Topology textbook with a solution manual Does anyone know of a good topology textbook, that has a solutions manual for at least some of the problems? Older is fine; I just need to be able to check my own work.
I've researched best topology books/free topology books, but most do not have any solutions to problems provided.
Thanks for your help; hope I'm posting in right forum.
 A: Munkres' topology book is quite standard. Although I don't think he has an official solutions manual, many solutions exist online.
A: During my student years I used and liked General Topology by Stephen Willard. It has a solution manual by Jianfei Shen.
Also interesting: General Topology by John L. Kelley.
A: you can read munkres it's a good book ,there are solutions online on http://dbfin.com/topology/munkres 
A: Elementary Topology Problem Textbook
O. Ya. Viro, O. A. Ivanov, N. Yu. Netsvetaev, V. M. Kharlamov
Great book, with many easy problems, and with basically everything solved at the end of each chapter.
A: Take this alternative choice Topology Without Tears
A: Introduction to Topology: Pure and Applied is a really neat book. The author explains concepts clearly and includes easy to follow proofs and theorems. Also, as the title suggests, there are some sections on the applications of Topology, including some cool stuff like Cosmology, Knots, Dynamical Systems and Chaos. You normally don't see that in the standard Topology textbook.
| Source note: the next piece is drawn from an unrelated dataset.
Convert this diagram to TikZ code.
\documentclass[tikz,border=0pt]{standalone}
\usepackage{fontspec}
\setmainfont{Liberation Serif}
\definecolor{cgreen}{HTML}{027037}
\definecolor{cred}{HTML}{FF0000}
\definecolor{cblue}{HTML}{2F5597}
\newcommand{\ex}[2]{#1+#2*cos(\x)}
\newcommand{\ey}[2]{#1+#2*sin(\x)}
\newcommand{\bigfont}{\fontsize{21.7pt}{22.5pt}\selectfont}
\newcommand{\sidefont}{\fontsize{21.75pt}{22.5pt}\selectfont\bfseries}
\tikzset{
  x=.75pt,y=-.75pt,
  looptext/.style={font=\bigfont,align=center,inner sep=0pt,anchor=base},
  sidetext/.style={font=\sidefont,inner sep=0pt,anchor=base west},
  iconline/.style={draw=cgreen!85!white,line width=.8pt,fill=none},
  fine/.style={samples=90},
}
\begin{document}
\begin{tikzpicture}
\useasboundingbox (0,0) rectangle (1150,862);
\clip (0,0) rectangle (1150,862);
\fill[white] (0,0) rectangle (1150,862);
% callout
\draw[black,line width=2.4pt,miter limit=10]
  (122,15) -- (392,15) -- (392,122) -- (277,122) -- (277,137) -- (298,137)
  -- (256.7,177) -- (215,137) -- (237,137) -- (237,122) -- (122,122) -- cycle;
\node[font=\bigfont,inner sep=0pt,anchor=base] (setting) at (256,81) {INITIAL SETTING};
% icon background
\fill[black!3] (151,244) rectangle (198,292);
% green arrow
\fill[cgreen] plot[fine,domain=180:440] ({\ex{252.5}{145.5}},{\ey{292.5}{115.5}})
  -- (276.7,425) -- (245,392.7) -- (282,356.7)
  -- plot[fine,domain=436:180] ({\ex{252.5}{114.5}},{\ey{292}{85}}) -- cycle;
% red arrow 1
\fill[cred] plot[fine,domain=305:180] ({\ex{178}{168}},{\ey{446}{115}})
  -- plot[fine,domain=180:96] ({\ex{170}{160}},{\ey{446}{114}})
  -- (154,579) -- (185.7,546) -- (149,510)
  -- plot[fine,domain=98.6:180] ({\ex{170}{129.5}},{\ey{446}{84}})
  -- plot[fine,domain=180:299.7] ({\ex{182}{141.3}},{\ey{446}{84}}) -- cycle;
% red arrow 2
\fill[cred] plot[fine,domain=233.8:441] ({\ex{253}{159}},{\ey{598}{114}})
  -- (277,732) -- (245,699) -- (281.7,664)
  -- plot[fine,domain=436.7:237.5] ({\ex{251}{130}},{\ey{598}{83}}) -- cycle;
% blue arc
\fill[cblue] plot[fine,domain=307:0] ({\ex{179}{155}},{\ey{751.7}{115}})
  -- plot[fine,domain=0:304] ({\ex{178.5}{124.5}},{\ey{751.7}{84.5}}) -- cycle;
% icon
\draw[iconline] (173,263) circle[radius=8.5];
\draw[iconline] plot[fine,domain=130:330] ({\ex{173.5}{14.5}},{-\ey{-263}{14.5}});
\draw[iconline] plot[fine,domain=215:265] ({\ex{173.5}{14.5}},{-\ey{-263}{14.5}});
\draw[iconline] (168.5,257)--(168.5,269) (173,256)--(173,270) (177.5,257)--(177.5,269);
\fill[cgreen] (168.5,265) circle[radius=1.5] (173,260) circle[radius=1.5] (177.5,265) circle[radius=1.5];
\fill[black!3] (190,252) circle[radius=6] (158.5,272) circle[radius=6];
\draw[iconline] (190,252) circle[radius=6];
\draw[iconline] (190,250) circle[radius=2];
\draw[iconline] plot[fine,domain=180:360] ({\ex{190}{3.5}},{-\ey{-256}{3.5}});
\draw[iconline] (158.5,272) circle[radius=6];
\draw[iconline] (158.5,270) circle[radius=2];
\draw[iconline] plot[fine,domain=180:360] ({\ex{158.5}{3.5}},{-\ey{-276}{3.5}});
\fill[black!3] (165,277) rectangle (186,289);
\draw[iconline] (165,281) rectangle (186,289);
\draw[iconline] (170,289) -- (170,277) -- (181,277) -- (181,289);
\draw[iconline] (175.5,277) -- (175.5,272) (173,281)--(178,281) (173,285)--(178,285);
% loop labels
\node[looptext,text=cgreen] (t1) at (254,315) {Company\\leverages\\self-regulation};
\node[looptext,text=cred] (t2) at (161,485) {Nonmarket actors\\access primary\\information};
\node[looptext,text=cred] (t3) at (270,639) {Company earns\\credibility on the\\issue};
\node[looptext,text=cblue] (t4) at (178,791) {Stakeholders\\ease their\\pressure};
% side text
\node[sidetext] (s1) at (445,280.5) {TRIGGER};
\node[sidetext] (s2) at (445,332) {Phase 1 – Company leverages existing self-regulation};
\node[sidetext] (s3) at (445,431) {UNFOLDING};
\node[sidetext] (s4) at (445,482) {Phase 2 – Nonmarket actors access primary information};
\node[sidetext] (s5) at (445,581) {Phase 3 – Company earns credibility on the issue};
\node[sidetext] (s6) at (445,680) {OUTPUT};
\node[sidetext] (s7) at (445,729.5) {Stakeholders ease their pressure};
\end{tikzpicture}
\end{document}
A: My course used Introduction to Topology by Gamelin and Greene; http://www.amazon.com/Introduction-Topology-Second-Edition-Mathematics/dp/0486406806. It's a little bit harder then Munkres but doesn't beat around the bush! You need to know some non-trivial set theory tho before starting. It has some solutions/hints and cost almost nothing.
A: "Introduction to Topology" of Gamelin. Highly readable. It contains solutions of some selected problems at the end.
A: The best textbook in my opinion is Munkres' book.
It's a balance between rigour and simplicity.
You can find the solutions to the exercises everywere on internet.
A: "Counterexamples in Topology" by Lynn Arthur Steen and J.A. Seebach 
"According to the authors of this highly useful compendium, focusing on examples is an extremely effective method of involving undergraduate mathematics students in actual research. It is only as a result of pursuing the details of each example that students experience a significant increment in topological understanding. With that in mind, Professors Steen and Seebach have assembled 143 examples in this book, providing innumerable concrete illustrations of definitions, theorems, and general methods of proof. Far from presenting all relevant examples, however, the book instead provides a fruitful context in which to ask new questions and seek new answers.
Ranging from the familiar to the obscure, the examples are preceded by a succinct exposition of general topology and basic terminology and theory. Each example is treated as a whole, with a highly geometric exposition that helps readers comprehend the material."